## begin EXTRACTED RECORDS
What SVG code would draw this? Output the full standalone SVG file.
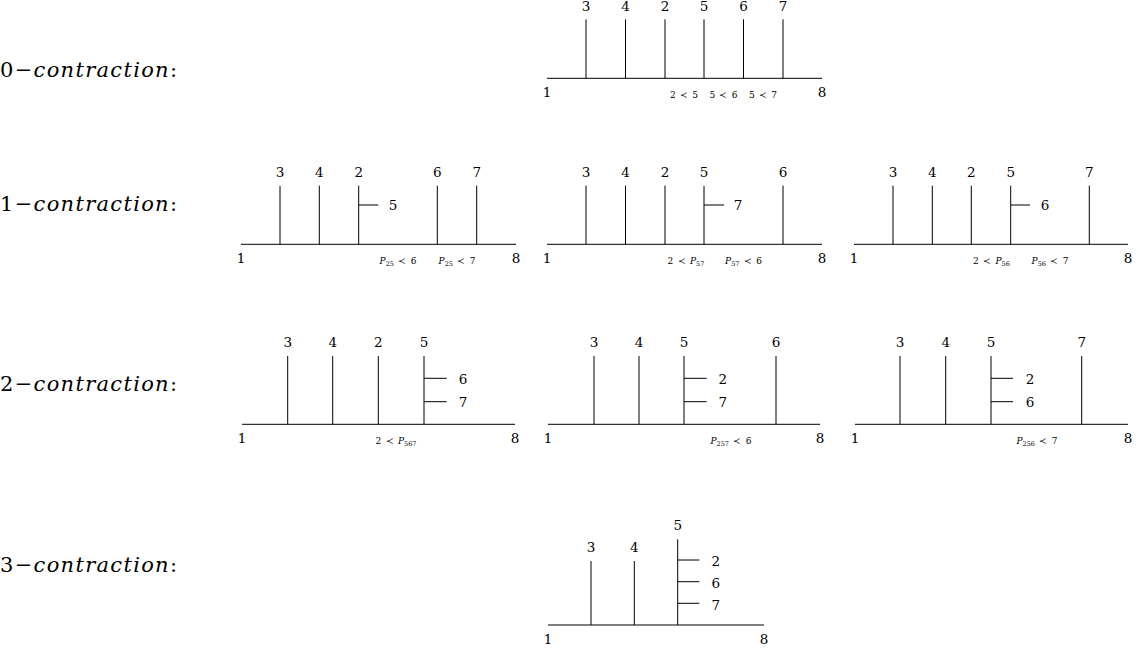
<svg xmlns="http://www.w3.org/2000/svg" width="1140" height="656" viewBox="0 0 1140 656">
<style>
text{font-family:'DejaVu Serif','Liberation Serif',serif;fill:#000}
.t{font-size:21px}
.n{font-size:13.5px;text-anchor:middle}
.s{font-size:9px;text-anchor:middle;word-spacing:1.5px}
.sub{font-size:6.5px}
line{stroke:#000;stroke-width:1}
.it{font-style:italic}
</style>
<rect width="1140" height="656" fill="#fff"/>
<g id="titles">
<text class="t" x="0" y="77" textLength="177" lengthAdjust="spacing">0−<tspan class="it">contraction</tspan>:</text>
<text class="t" x="0" y="211" textLength="177" lengthAdjust="spacing">1−<tspan class="it">contraction</tspan>:</text>
<text class="t" x="0" y="391" textLength="177" lengthAdjust="spacing">2−<tspan class="it">contraction</tspan>:</text>
<text class="t" x="0" y="572" textLength="177" lengthAdjust="spacing">3−<tspan class="it">contraction</tspan>:</text>
</g>
<g id="d0">
<line x1="547" y1="78.3" x2="822" y2="78.3"/>
<line x1="586" y1="19.3" x2="586" y2="78.3"/>
<line x1="625.5" y1="19.3" x2="625.5" y2="78.3"/>
<line x1="665" y1="19.3" x2="665" y2="78.3"/>
<line x1="704" y1="19.3" x2="704" y2="78.3"/>
<line x1="743.5" y1="19.3" x2="743.5" y2="78.3"/>
<line x1="783" y1="19.3" x2="783" y2="78.3"/>
<text class="n" x="586" y="11">3</text><text class="n" x="625.5" y="11">4</text><text class="n" x="665" y="11">2</text>
<text class="n" x="704" y="11">5</text><text class="n" x="743.5" y="11">6</text><text class="n" x="783" y="11">7</text>
<text class="n" x="547" y="97">1</text><text class="n" x="822" y="97">8</text>
<text class="s" x="684" y="97.5">2 ≺ 5</text>
<text class="s" x="723.5" y="97.5">5 ≺ 6</text>
<text class="s" x="763" y="97.5">5 ≺ 7</text>
</g>
<g id="d1a">
<line x1="241" y1="244.3" x2="516" y2="244.3"/>
<line x1="280" y1="185.7" x2="280" y2="244.3"/>
<line x1="319.3" y1="185.7" x2="319.3" y2="244.3"/>
<line x1="358.7" y1="185.7" x2="358.7" y2="244.3"/>
<line x1="437.3" y1="185.7" x2="437.3" y2="244.3"/>
<line x1="476.7" y1="185.7" x2="476.7" y2="244.3"/>
<line x1="358.7" y1="205" x2="378.3" y2="205"/>
<text class="n" x="280" y="177">3</text><text class="n" x="319.3" y="177">4</text><text class="n" x="358.7" y="177">2</text>
<text class="n" x="437.3" y="177">6</text><text class="n" x="476.7" y="177">7</text>
<text class="n" x="393" y="210">5</text>
<text class="n" x="241" y="263">1</text><text class="n" x="516" y="263">8</text>
<text class="s" x="398" y="264"><tspan class="it">P</tspan><tspan class="sub" dy="2">25</tspan><tspan dy="-2"> ≺ 6</tspan></text>
<text class="s" x="457" y="264"><tspan class="it">P</tspan><tspan class="sub" dy="2">25</tspan><tspan dy="-2"> ≺ 7</tspan></text>
</g>
<g id="d1b">
<line x1="547" y1="244.3" x2="822" y2="244.3"/>
<line x1="586" y1="185.7" x2="586" y2="244.3"/>
<line x1="625.5" y1="185.7" x2="625.5" y2="244.3"/>
<line x1="665" y1="185.7" x2="665" y2="244.3"/>
<line x1="704" y1="185.7" x2="704" y2="244.3"/>
<line x1="783" y1="185.7" x2="783" y2="244.3"/>
<line x1="704" y1="205" x2="724" y2="205"/>
<text class="n" x="586" y="177">3</text><text class="n" x="625.5" y="177">4</text><text class="n" x="665" y="177">2</text>
<text class="n" x="704" y="177">5</text><text class="n" x="783" y="177">6</text>
<text class="n" x="738" y="210">7</text>
<text class="n" x="547" y="263">1</text><text class="n" x="822" y="263">8</text>
<text class="s" x="686" y="264">2 ≺ <tspan class="it">P</tspan><tspan class="sub" dy="2">57</tspan></text>
<text class="s" x="743.5" y="264"><tspan class="it">P</tspan><tspan class="sub" dy="2">57</tspan><tspan dy="-2"> ≺ 6</tspan></text>
</g>
<g id="d1c">
<line x1="854" y1="244.3" x2="1128" y2="244.3"/>
<line x1="893" y1="185.7" x2="893" y2="244.3"/>
<line x1="932.3" y1="185.7" x2="932.3" y2="244.3"/>
<line x1="971.3" y1="185.7" x2="971.3" y2="244.3"/>
<line x1="1010.7" y1="185.7" x2="1010.7" y2="244.3"/>
<line x1="1089.3" y1="185.7" x2="1089.3" y2="244.3"/>
<line x1="1010.7" y1="205" x2="1030" y2="205"/>
<text class="n" x="893" y="177">3</text><text class="n" x="932.3" y="177">4</text><text class="n" x="971.3" y="177">2</text>
<text class="n" x="1010.7" y="177">5</text><text class="n" x="1089.3" y="177">7</text>
<text class="n" x="1045" y="210">6</text>
<text class="n" x="854" y="263">1</text><text class="n" x="1128" y="263">8</text>
<text class="s" x="991.5" y="264">2 ≺ <tspan class="it">P</tspan><tspan class="sub" dy="2">56</tspan></text>
<text class="s" x="1050" y="264"><tspan class="it">P</tspan><tspan class="sub" dy="2">56</tspan><tspan dy="-2"> ≺ 7</tspan></text>
</g>
<g id="d2a">
<line x1="242" y1="424.3" x2="515" y2="424.3"/>
<line x1="287.7" y1="356" x2="287.7" y2="424.3"/>
<line x1="332.7" y1="356" x2="332.7" y2="424.3"/>
<line x1="378.3" y1="356" x2="378.3" y2="424.3"/>
<line x1="424" y1="356" x2="424" y2="424.3"/>
<line x1="424" y1="378.3" x2="446.7" y2="378.3"/>
<line x1="424" y1="401.7" x2="446.7" y2="401.7"/>
<text class="n" x="287.7" y="347">3</text><text class="n" x="332.7" y="347">4</text><text class="n" x="378.3" y="347">2</text><text class="n" x="424" y="347">5</text>
<text class="n" x="463" y="384">6</text><text class="n" x="463" y="407">7</text>
<text class="n" x="242" y="443">1</text><text class="n" x="515" y="443">8</text>
<text class="s" x="396" y="444">2 ≺ <tspan class="it">P</tspan><tspan class="sub" dy="2">567</tspan></text>
</g>
<g id="d2b">
<line x1="548" y1="424.3" x2="820" y2="424.3"/>
<line x1="594" y1="356" x2="594" y2="424.3"/>
<line x1="639" y1="356" x2="639" y2="424.3"/>
<line x1="684" y1="356" x2="684" y2="424.3"/>
<line x1="776" y1="356" x2="776" y2="424.3"/>
<line x1="684" y1="378.3" x2="706.7" y2="378.3"/>
<line x1="684" y1="401.7" x2="706.7" y2="401.7"/>
<text class="n" x="594" y="347">3</text><text class="n" x="639" y="347">4</text><text class="n" x="684" y="347">5</text><text class="n" x="776" y="347">6</text>
<text class="n" x="722.7" y="384">2</text><text class="n" x="722.7" y="407">7</text>
<text class="n" x="548" y="443">1</text><text class="n" x="820" y="443">8</text>
<text class="s" x="731" y="444"><tspan class="it">P</tspan><tspan class="sub" dy="2">257</tspan><tspan dy="-2"> ≺ 6</tspan></text>
</g>
<g id="d2c">
<line x1="855" y1="424.3" x2="1128" y2="424.3"/>
<line x1="900" y1="356" x2="900" y2="424.3"/>
<line x1="945.7" y1="356" x2="945.7" y2="424.3"/>
<line x1="991" y1="356" x2="991" y2="424.3"/>
<line x1="1081.7" y1="356" x2="1081.7" y2="424.3"/>
<line x1="991" y1="378.3" x2="1013" y2="378.3"/>
<line x1="991" y1="401.7" x2="1013" y2="401.7"/>
<text class="n" x="900" y="347">3</text><text class="n" x="945.7" y="347">4</text><text class="n" x="991" y="347">5</text><text class="n" x="1081.7" y="347">7</text>
<text class="n" x="1030" y="384">2</text><text class="n" x="1030" y="407">6</text>
<text class="n" x="855" y="443">1</text><text class="n" x="1128" y="443">8</text>
<text class="s" x="1037" y="444"><tspan class="it">P</tspan><tspan class="sub" dy="2">256</tspan><tspan dy="-2"> ≺ 7</tspan></text>
</g>
<g id="d3">
<line x1="548" y1="625" x2="764" y2="625"/>
<line x1="591" y1="561" x2="591" y2="625"/>
<line x1="634.3" y1="561" x2="634.3" y2="625"/>
<line x1="677.7" y1="539.3" x2="677.7" y2="625"/>
<line x1="677.7" y1="560" x2="699.3" y2="560"/>
<line x1="677.7" y1="581.7" x2="699.3" y2="581.7"/>
<line x1="677.7" y1="603.3" x2="699.3" y2="603.3"/>
<text class="n" x="591" y="552">3</text><text class="n" x="634.3" y="552">4</text><text class="n" x="677.7" y="530">5</text>
<text class="n" x="715.7" y="566">2</text><text class="n" x="715.7" y="588">6</text><text class="n" x="715.7" y="610">7</text>
<text class="n" x="548" y="644">1</text><text class="n" x="764" y="644">8</text>
</g>
</svg>
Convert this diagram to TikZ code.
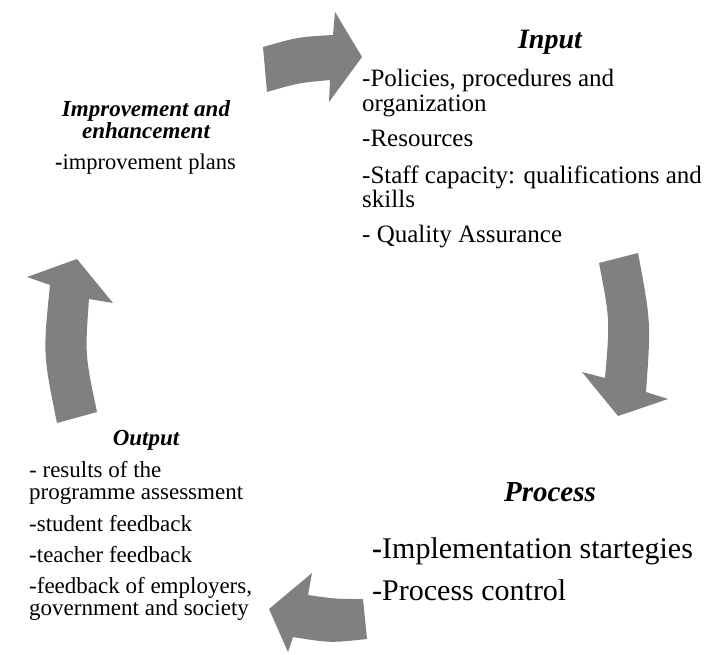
\documentclass[tikz,border=0pt]{standalone}
\usepackage{fontspec}
\setmainfont{Liberation Serif}
\usepackage{tikz}
\definecolor{arrowgray}{HTML}{808080}
\tikzset{
	arrowstyle/.style={fill=arrowgray,draw=none},
	titlestyle/.style={anchor=base,inner sep=0pt},
	itemstyle/.style={anchor=base west,inner sep=0pt}
}
\newcommand{\fsize}[1]{\fontsize{#1}{#1}\selectfont}

\begin{document}
\begin{tikzpicture}[x=1pt,y=-1pt]
		\useasboundingbox (0,0) rectangle (708,654);
		% the four arrows of the cycle
		\fill[arrowstyle] (263,47) .. controls (298,37) .. (333,35) -- (335,12) -- (362,57) -- (329,102) -- (330,80) .. controls (298,83) .. (267,92) -- cycle;
		\fill[arrowstyle] (599,263) -- (638,253) .. controls (651,322) .. (646,392) -- (668,399) -- (618,416) -- (582,372) -- (605,378) .. controls (610,320) .. (599,263) -- cycle;
		\fill[arrowstyle] (363,599) -- (367,639) .. controls (330,643) .. (293,637) -- (288,652) -- (269,609) -- (312,573) -- (308,595) .. controls (336,599) .. (363,599) -- cycle;
		\fill[arrowstyle] (57,423) -- (97,412) .. controls (85,355) .. (89,299) -- (113,303) -- (77,259) -- (27,277) -- (50,285) .. controls (43,354) .. (57,423) -- cycle;
		% input
		\node[titlestyle,font=\bfseries\itshape\fsize{28}] (input) at (550,48) {Input};
		\node[itemstyle,font=\fsize{25}] (in1) at (362,86) {-Policies, procedures and};
		\node[itemstyle,font=\fsize{25}] (in2) at (362,111) {organization};
		\node[itemstyle,font=\fsize{25}] (in3) at (362,146) {-Resources};
		\node[itemstyle,font=\fsize{25}] (in4) at (362,183) {-Staff capacity: qualifications and};
		\node[itemstyle,font=\fsize{25}] (in5) at (362,207) {skills};
		\node[itemstyle,font=\fsize{25}] (in6) at (362,242) {- Quality Assurance};
		% process
		\node[titlestyle,font=\bfseries\itshape\fsize{29}] (process) at (550,501) {Process};
		\node[itemstyle,font=\fsize{30}] (pr1) at (372,558) {{\bfseries -}Implementation startegies};
		\node[itemstyle,font=\fsize{30}] (pr2) at (372,600) {-Process control};
		% output
		\node[titlestyle,font=\bfseries\itshape\fsize{23}] (output) at (146,445) {Output};
		\node[itemstyle,font=\fsize{23}] (out1) at (29,477) {- results of the};
		\node[itemstyle,font=\fsize{23}] (out2) at (29,499) {programme assessment};
		\node[itemstyle,font=\fsize{23}] (out3) at (29,531) {-student feedback};
		\node[itemstyle,font=\fsize{23}] (out4) at (29,562) {-teacher feedback};
		\node[itemstyle,font=\fsize{23}] (out5) at (29,593) {-feedback of employers,};
		\node[itemstyle,font=\fsize{23}] (out6) at (29,615) {government and society};
		% improvement
		\node[titlestyle,font=\bfseries\itshape\fsize{23}] (impr1) at (146,116) {Improvement and};
		\node[titlestyle,font=\bfseries\itshape\fsize{23}] (impr2) at (146,138) {enhancement};
		\node[itemstyle,font=\fsize{22.5}] (impr3) at (55,169) {{\bfseries -}improvement plans};
\end{tikzpicture}
\end{document}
## end EXTRACTED RECORDS
TASK DETAILS:
Within the listing above, find every line containing the string "this" and return it.

RESULT:
What SVG code would draw this? Output the full standalone SVG file.
Convert this diagram to TikZ code.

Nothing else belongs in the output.